Originalmente, a cota de tela estava prevista numa lei de 2001, com vigência até 2021. Quando ela expirou, o governo Jair Bolsonaro não a renovou. Isso ajuda a explicar por que 2021 foi o pior ano dos últimos tempos para os filmes brasileiros em sessões (3,5% do total), público (1,5%) e renda (1,5%).

A cota de tela, que agora valerá até 2033, foi reinstituída no ano passado a partir de um projeto de lei apresentado em 2019 pelo deputado licenciado Marcelo Calero (PSD-RJ), ex-ministro da Cultura.

A proposta do senador Nelsinho que regulamenta o streaming também prevê uma cota para as produções brasileiras nessas plataformas.

Além de garantir o soft power nas relações internacionais e nas trocas culturais, o cinema nacional forte é um importante motor do crescimento nacional, já que estimula direta ou indiretamente quase 70 setores da economia, gera emprego e renda e paga tributos aos cofres públicos — ou seja, o investimento dá retorno financeiro ao Estado.

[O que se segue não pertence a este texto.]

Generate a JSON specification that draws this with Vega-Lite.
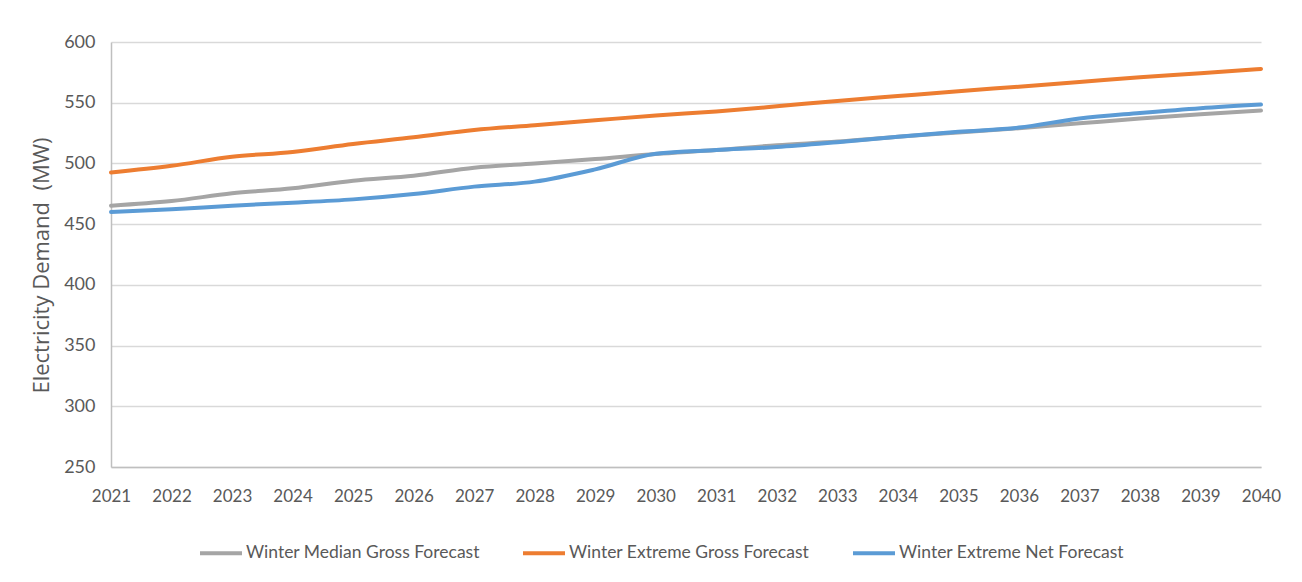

Para que seja devidamente estimulado, a produtora Andrea Barata Ribeiro diz que o audiovisual deveria estar ligado ao Ministério do Desenvolvimento, Indústria, Comércio e Serviços e ser promovido com força também no exterior:

— Não é à toa que já nos anos 1930 o então presidente americano disse: “Onde entram os nossos filmes, entram os nossos carros, as nossas roupas…”.

De acordo com ela, o cinema forte também ajuda o País em termos culturais:

— Sem ele, corremos o risco de só assistir a conteúdo advindo de outros países. Foi através do audiovisual que muitos de nós conhecemos Ariano Suassuna, Jorge Amado, Clarice Lispector, Guimarães Rosa e tantos outros. É aí que nos enxergamos, não em Rambo.

Leonardo Edde, da RioFilme, afirma que o cinema nacional também é importante por permitir que o País seja retratado pelo olhar dos próprios brasileiros, e não pelo olhar de estrangeiros. Ele conclui:

— As conquistas de Ainda estou aqui mostram que um filme é capaz de aumentar a autoestima de um país inteiro. Quando isso acontece, as pessoas mudam a relação que mantêm com o País, refletem mais sobre a própria realidade e até têm mais esperança em relação ao futuro. A arte, de alguma maneira, consegue interferir na realidade.